Matthew Watkins wrote:
>I wonder if anyone can help me with a quick question. I've been 
>attempting to build OpenSSL on Mac OS X, and appear to have hit a 
>brick wall.

Indeed, it is a brick wall. But if you remove some stones, it leaves 
a gap wide enough to slip through... :-)

BTW, it was a concrete wall with Mac OS X Public Beta. Stupid frameworks...

>After trying several options, I decided the following commands would 
>be most suitable to compile from source:
>
>./Configure no-threads no-asm no-dso rhapsody-ppc-cc
>make

Both patches mentioned below add auto-recognition of Darwin.

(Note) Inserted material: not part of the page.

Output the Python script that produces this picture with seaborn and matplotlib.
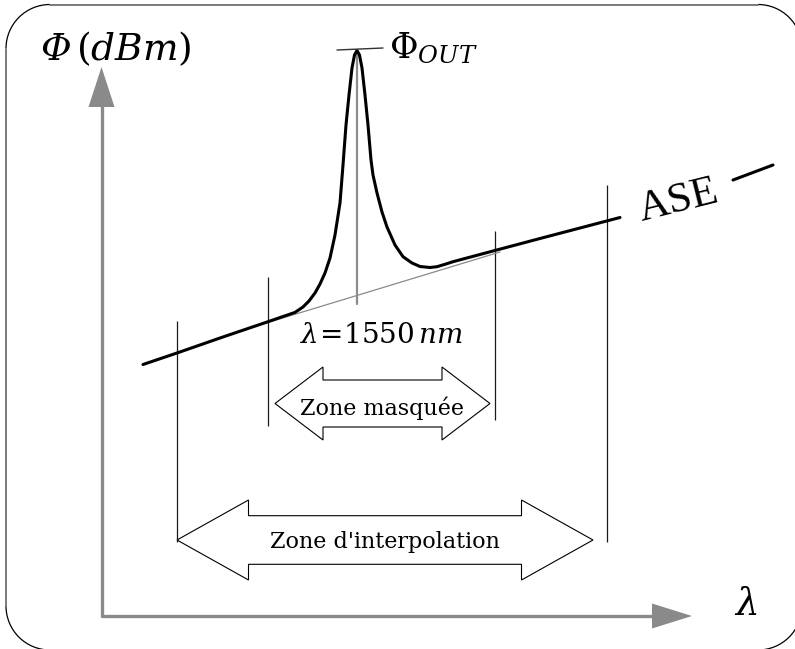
import numpy as np
import matplotlib
matplotlib.use("Agg")
import matplotlib.pyplot as plt
import seaborn as sns
from matplotlib.patches import Polygon, Arc

sns.set_style("white")
plt.rcParams["mathtext.fontset"] = "dejavuserif"
plt.rcParams["text.color"] = "black"

# ---- data (pixel units, y pointing down) ----
# ASE spectrum with the signal peak at 1550 nm
spec_x = [143, 177, 220, 268, 295, 303, 309, 315, 320, 325, 330, 335, 340, 343,
          346, 349, 352, 354.5, 357, 359.5, 362, 365, 368, 371, 373, 377, 382,
          387, 395, 403, 412, 420, 430, 437, 445, 453, 493, 540, 580, 620]
spec_y = [364.5, 353, 338, 321.7, 312.4, 307, 301, 293, 284, 273, 258, 235, 203, 165,
          125, 95, 68, 55, 50.5, 55, 68, 95, 125, 160, 175, 193, 212,
          227, 245, 256.7, 263, 266.5, 267.5, 266.7, 264.3, 261.7, 251, 238.5, 228, 217.5]

# interpolated ASE under the peak
interp_x = [240, 500]
interp_y = [331, 252]

# peak marker and its level tick
peak_x = 357
peak_top, peak_base = 52, 304
tick_x = [337, 383]
tick_y = [50, 48]

# dash after the ASE label
dash_x = [733, 773]
dash_y = [180, 165]

# boundary lines of the zones: x, top, bottom
bounds_x = [177, 268, 495, 607]
bounds_top = [321, 277, 231, 185]
bounds_bot = [542, 426, 420, 542]

# zones: left tip, right tip, centre y, head length, head half height, shaft half height
zones = {
    "Zone masquée": (275, 490, 403.5, 48, 36.5, 23.5),
    "Zone d'interpolation": (177, 593, 540, 71.5, 40, 24.3),
}
zone_label_base = {"Zone masquée": 415, "Zone d'interpolation": 548}

# axes of the sketch
origin = (101.5, 616)
y_tip = 67
x_tip = 692

W, H = 795, 649

fig = plt.figure(figsize=(W / 100, H / 100), dpi=100)
ax = fig.add_axes([0, 0, 1, 1])
ax.set_xlim(0, W)
ax.set_ylim(H, 0)
ax.axis("off")

# rounded frame: grey straight edges, black corners
fl, ft, fr, fb, rad = 6, 4.5, 802, 650, 44
edge = "#7a7a7a"
ax.plot([fl + rad, fr - rad], [ft, ft], color=edge, lw=1.4)
ax.plot([fl + rad, fr - rad], [fb, fb], color=edge, lw=1.4)
ax.plot([fl, fl], [ft + rad, fb - rad], color=edge, lw=1.4)
ax.plot([fr, fr], [ft + rad, fb - rad], color=edge, lw=1.4)
for cx, cy, a0 in [(fl + rad, ft + rad, 180), (fr - rad, ft + rad, 270),
                   (fr - rad, fb - rad, 0), (fl + rad, fb - rad, 90)]:
    ax.add_patch(Arc((cx, cy), 2 * rad, 2 * rad, theta1=a0, theta2=a0 + 90,
                     color="black", lw=0.9))

# axes with arrow heads
gray = "#8a8a8a"
ax.plot([origin[0], origin[0]], [origin[1] + 1, y_tip + 38], color=gray, lw=2.4,
        solid_capstyle="butt")
ax.plot([origin[0] - 1, x_tip - 38], [origin[1], origin[1]], color=gray, lw=2.4,
        solid_capstyle="butt")
ax.add_patch(Polygon([(origin[0], y_tip), (origin[0] - 13, y_tip + 40), (origin[0] + 13, y_tip + 40)],
                     closed=True, color=gray, lw=0))
ax.add_patch(Polygon([(x_tip, origin[1]), (x_tip - 40, origin[1] - 12.5), (x_tip - 40, origin[1] + 12.5)],
                     closed=True, color=gray, lw=0))

# zone boundaries
ax.vlines(bounds_x, bounds_top, bounds_bot, color="#1a1a1a", lw=0.9)

# interpolated ASE and peak marker
sns.lineplot(x=interp_x, y=interp_y, color="#8a8a8a", lw=0.9, ax=ax)
ax.plot([peak_x, peak_x], [peak_top, peak_base], color="#8c8c8c", lw=1.6)
sns.lineplot(x=spec_x, y=spec_y, sort=False, estimator=None, color="black", lw=2.2, ax=ax)
ax.plot(tick_x, tick_y, color="#333333", lw=1.0)
sns.lineplot(x=dash_x, y=dash_y, sort=False, estimator=None, color="black", lw=2.2, ax=ax)

# double arrows
for name, (x0, x1, yc, hl, hh, sh) in zones.items():
    pts = [(x0, yc), (x0 + hl, yc - hh), (x0 + hl, yc - sh), (x1 - hl, yc - sh),
           (x1 - hl, yc - hh), (x1, yc), (x1 - hl, yc + hh), (x1 - hl, yc + sh),
           (x0 + hl, yc + sh), (x0 + hl, yc + hh)]
    ax.add_patch(Polygon(pts, closed=True, facecolor="white", edgecolor="black", lw=0.8))
    ax.text((x0 + x1) / 2, zone_label_base[name], name, ha="center", va="baseline",
            fontsize=16, family="DejaVu Serif", color="black")

# labels
ax.text(40, 60, "Φ", fontsize=27, family="DejaVu Serif", style="italic",
        ha="left", va="baseline", color="black")
ax.text(76, 60, r"$(dBm)$", fontsize=27, ha="left", va="baseline", color="black")
ax.text(389, 58, r"$\Phi_{OUT}$", fontsize=25, ha="left", va="baseline", color="black")
ax.text(381, 343, r"$\lambda\!=\!1550\,nm$", fontsize=20, ha="center", va="baseline",
        color="black")
ax.text(746, 615, r"$\lambda$", fontsize=27, ha="center", va="baseline", color="black")
ax.text(679, 201, "ASE", fontsize=31, family="Liberation Serif", rotation=14,
        ha="center", va="center", rotation_mode="anchor", color="black")

fig.savefig("out.png", dpi=100)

>I get a reasonable way through, but the compile stops with undefined 
>symbols while running through the "apps" directory. Any ideas what 
>might be going wrong?

Okay, I'll try to explain. The fundamental problem is that a) Apple 
ships shared libraries built from OpenSSL 0.9.5a, b) they don't ship 
the associated headers so the libraries are useless for compiling 
apps on your own and c) the linker always prefers shared libraries, 
even when there is a static library in a directory listed earlier in 
the search path.

There are several ways out of this misery:

Alternative 1: Remove the symlinks /usr/lib/libssl.dylib and 
/usr/lib/libcrypto.dylib. Then the linker won't find these libraries 
while linking. Existing executables will still run because the look 
for libssl.0.9.dylib and libcrypto.0.9.dylib directly. This is a hack 
and will only get you static OpenSSL libraries.

Alternative 2: Try to use Apple's patch or, more accurately, Apple's 
patched version of OpenSSL. You can get it from the Darwin CVS 
repository, see <http://www.opensource.apple.com/>. I'm not sure 
which version it is. Also, Apple has a funny way of integrating 
packages into their overall build system, <http://www.darwinfo.org/> 
is of help here. IIRC, they let OpenSSL build static libraries and 
afterwards create shared ones from that (side note: this is possible 
on Darwin because all code is PIC by default). So this may or may not 
solve your problems.

Alternative 3: Try to use the patch that I composed for Fink 
(<http://fink.sourceforge.net>), an add-on distribution of Unix 
software for Mac OS X. That patch solves the problems by adding 
Darwin shared library support directly to OpenSSL 0.9.6 and making 
sure the libraries are built before the openssl executable is linked 
(SHLIB_MARK1 and SHLIB_MARK2). You can get the patch from the CVS 
repository, 
<http://cvs.sourceforge.net/cgi-bin/viewcvs.cgi/fink/packages/dists/stable/crypto/finkinfo/openssl-0.9.6-1.patch>
 
(Apply with patch -p1 inside the OpenSSL source directory.)

Note that in all three cases you must add -DUSE_TOD to the compiler 
flags because Mac OS X ships with a header file for ftime(), but not 
with an implementation. :-(

Hope this helps,
chrisp

-- 
chrisp a.k.a. Christoph Pfisterer   "If that makes any sense
[EMAIL PROTECTED] - http://chrisp.de      to you, you have a big
PGP key & geek code available        problem."